登録有形文化財・駅舎巡礼01

登録有形文化財という、文化財保護政策に基づく制度がある。これは従来の文化財を「指定」する制度に加えて、申請された文化財を「登録」していく制度を追加したもので、1996年から登録が開始されている。

文化庁ホームページより

この制度のキモは、文化財が所有者や関係団体から申請されれば、大きな問題が無い限り原則として順に登録されていくという点だ。つまりその文化財が優先的に登録される価値があるかどうかは審議されず、一定の条件を満たせばどんな文化財でも登録されてしまうという事になる。

これは、時代の流れに贖うことができず、明治以降の歴史的に価値のある建築物が次々と取り壊されていった事案を反省し、重要建造物を後世まで積極的に残していこうという狙いで作られた制度だ。だから、文化的な価値の優劣を論じるより先に、文化財と呼べるものはまず登録してしまい、いつの間にか取り壊されているという事態を回避したいという思惑が先行している。

ただ補修費用の負担が重くなり、所有者が登録有形文化財を解体してしまうという事例が後を絶たず、必ずしも制度の狙いが達成されているとは言えない状況だ。

登録有形文化財は建造物部門と芸術品部門がある。しかし、建造物を後世に残したいという狙いが最初にあったので、建造物の登録が多い。そして建造物には、鉄道関係の施設も多く登録されている。ホームや橋梁、トンネル、検査場等が登録されているが、鉄道関係で最も登録が多いのは駅舎や駅上屋の登録である。

文化庁・国指定文化財等データベースより抜粋

登録有形文化財の駅舎を順に巡ってみるのも面白いのではないかと、ふと思った。まずは地元の近畿の駅舎を巡ってみようと思い調べてみたら、近畿2府4県で14の駅舎、駅上屋が有形文化財に登録されていた。14くらいだったら、全て巡礼することも難しくない。

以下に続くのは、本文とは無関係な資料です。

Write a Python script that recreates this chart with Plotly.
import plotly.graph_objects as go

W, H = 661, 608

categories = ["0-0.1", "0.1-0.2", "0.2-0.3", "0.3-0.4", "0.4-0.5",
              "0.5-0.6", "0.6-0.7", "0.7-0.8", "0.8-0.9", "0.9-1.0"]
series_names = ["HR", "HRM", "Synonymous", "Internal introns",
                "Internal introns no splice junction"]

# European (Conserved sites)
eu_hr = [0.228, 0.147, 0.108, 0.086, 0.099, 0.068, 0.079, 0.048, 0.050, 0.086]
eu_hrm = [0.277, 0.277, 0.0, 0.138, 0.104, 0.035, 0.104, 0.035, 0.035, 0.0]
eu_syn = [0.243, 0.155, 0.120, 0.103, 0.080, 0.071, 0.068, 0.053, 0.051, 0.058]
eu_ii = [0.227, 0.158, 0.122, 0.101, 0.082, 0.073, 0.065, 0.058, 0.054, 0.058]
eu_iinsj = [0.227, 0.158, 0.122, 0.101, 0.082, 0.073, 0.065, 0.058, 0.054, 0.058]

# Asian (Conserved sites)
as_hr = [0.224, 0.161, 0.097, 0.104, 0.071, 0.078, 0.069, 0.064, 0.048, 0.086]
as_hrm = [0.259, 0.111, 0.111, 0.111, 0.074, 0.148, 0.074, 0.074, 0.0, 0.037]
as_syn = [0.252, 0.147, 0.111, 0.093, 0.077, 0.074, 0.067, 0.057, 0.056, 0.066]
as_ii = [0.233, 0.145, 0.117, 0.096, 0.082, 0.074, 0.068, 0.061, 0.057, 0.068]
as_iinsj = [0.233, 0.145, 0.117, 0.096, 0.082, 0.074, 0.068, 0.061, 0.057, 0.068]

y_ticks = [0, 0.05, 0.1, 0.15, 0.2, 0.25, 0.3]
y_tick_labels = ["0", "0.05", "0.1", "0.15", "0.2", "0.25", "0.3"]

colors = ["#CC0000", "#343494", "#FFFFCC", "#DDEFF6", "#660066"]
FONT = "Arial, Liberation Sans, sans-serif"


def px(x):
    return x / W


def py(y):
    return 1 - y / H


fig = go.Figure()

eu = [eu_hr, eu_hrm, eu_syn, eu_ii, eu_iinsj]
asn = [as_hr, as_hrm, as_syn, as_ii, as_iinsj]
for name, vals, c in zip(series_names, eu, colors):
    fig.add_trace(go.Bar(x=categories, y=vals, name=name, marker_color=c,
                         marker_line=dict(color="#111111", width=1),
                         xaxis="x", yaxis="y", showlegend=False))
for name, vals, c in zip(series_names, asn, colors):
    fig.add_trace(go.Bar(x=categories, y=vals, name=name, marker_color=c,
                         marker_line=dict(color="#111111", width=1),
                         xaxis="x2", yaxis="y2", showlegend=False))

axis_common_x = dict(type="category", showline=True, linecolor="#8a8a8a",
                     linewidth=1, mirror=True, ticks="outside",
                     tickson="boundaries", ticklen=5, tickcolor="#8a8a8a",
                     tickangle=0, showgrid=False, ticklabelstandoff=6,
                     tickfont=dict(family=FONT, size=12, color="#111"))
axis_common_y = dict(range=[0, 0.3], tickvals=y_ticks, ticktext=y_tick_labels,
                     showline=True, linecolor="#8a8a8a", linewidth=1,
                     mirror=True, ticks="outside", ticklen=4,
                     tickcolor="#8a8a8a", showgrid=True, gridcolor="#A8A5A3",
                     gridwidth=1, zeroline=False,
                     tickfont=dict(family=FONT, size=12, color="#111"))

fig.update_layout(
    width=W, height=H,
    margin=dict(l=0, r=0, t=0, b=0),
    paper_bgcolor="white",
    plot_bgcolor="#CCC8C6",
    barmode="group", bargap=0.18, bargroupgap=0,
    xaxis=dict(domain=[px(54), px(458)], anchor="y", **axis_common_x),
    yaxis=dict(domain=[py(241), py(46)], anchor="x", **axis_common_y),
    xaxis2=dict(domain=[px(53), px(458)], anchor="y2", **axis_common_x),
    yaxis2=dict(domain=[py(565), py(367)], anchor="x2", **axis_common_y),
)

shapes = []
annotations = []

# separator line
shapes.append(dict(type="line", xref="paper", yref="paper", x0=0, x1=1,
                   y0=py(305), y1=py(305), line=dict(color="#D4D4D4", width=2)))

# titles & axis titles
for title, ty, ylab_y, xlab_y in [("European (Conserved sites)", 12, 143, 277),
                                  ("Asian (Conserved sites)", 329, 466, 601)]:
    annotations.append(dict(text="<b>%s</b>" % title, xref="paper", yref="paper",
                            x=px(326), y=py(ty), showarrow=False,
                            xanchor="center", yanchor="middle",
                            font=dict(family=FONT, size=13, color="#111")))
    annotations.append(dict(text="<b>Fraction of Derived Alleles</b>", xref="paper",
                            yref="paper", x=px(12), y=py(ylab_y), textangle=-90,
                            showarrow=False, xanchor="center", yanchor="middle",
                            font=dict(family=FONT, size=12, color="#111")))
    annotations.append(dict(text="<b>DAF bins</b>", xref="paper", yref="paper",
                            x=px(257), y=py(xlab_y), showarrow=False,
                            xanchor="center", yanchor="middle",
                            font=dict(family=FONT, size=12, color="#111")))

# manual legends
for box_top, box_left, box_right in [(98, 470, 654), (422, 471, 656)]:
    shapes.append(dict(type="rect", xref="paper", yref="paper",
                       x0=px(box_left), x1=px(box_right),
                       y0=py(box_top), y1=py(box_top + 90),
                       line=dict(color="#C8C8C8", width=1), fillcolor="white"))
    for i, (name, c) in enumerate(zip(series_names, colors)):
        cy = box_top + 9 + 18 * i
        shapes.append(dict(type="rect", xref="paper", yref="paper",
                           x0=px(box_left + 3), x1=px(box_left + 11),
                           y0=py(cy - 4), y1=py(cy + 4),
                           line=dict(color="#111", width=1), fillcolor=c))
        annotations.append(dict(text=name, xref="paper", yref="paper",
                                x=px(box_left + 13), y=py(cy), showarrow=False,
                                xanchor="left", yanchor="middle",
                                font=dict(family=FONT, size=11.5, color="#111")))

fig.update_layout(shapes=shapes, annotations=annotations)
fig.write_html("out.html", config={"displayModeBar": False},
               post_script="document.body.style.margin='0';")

ただ思った通りだったが、有形文化財に登録されている駅舎には結構偏りがある。7事業者8路線の駅舎が登録されていたが、最多登録数の事業者は南海電鉄、城崎ロープウェイ、北条鉄道の3社で、それぞれ3つずつ登録されていた。南海は分かるが、城崎ロープウェイや北条鉄道の駅舎がこんなに選ばれているのはちょっと納得できない。しかしこれに文句を言っても仕方ないので、この14の駅舎を巡る旅をスタートすることにした。